Dubai’s forward-looking strategies have transformed the emirate into a global hub for FDI, with the city’s attractive business environment, favourable regulations, infrastructure, and strategic location making it a preferred destination for investors. In 2024, the city was ranked fourth globally for attracting Greenfield FDI capital, up from fifth position in 2023, while also claiming the top spot in the Middle East and Africa (MEA) region, marking a significant leap in its investment appeal, according to the Financial Times Ltd’s ‘fDi Markets’ data.
Types of investments
In terms of investment types for FDI projects into Dubai, new forms of investments (NFIs) saw an impressive 23 percent increase, reflecting investors’ growing confidence in innovative approaches to capital allocation, while reinvestments surged by 98 percent, highlighting sustained investor confidence and business expansion within the emirate.
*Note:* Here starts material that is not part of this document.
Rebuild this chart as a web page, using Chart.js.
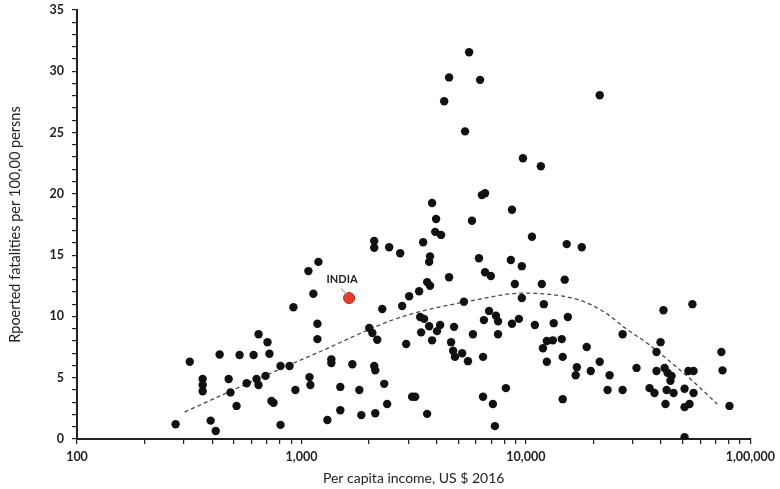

Venture capital-backed FDI increased by 39 percent, reinforcing Dubai’s position as a thriving hub for startups and high growth ventures, and mergers and acquisitions (M&As) rose by 8 percent, demonstrating strong corporate interest in strategic partnerships and market consolidation.
Top sources
Dubai FDI Monitor revealed that the top five source countries for FDI capital accounted for 63 percent of the total estimated flows into Dubai in 2024. India was the top source country with the highest total estimated FDI capital into Dubai, accounting for 21.5 percent, followed by the United States (13.7 percent), France (11 percent), United Kingdom (10 percent), and Switzerland (6.9 percent). In terms of total announced FDI projects into Dubai, the top five source countries accounted for almost 55 percent with the United Kingdom (17 percent), followed by India (15 percent), the United States (14 percent), France (4.5 percent), and Italy (4 percent).
Key sectors
In 2024, the top five sectors accounted for 53 percent of the total estimated FDI capital flows into Dubai, and the top five sectors by FDI projects accounted for 68 percent of the total announced FDI projects. Based on FDI capital, the leading sectors were hotels and tourism (14 percent), real estate (14 percent), software and IT services (9.2 percent), building materials (9 percent), and financial services (6.8 percent). For FDI projects, the top sectors were business services (19.2 percent), food and beverages (16.5 percent), software and IT services (14.3 percent), textiles (9.6 percent), and consumer products (8.3 percent).
His Excellency Helal Saeed Almarri, Director General of the Dubai Department of Economy and Tourism (DET), said: “The influx of new capital underscores the confidence that investors, multinational corporations, and global talent place in our resilient ecosystem, bolstered by the collaborative spirit of public-private partnerships and the transformative goals of the Dubai Economic Agenda, D33. Looking ahead, Dubai remains committed to setting new benchmarks in global competitiveness through forward-thinking regulations, cost-effective energy solutions, and strategic global partnerships, as we continue building an ecosystem that empowers businesses to thrive. Our focus on innovation, startup incubation, and digital-first infrastructure ensures that Dubai will continue to be the destination of choice for those seeking growth, opportunity, and success in the global economy. Together, we are shaping a city that stands as the world’s best place to visit, live, work and invest in.”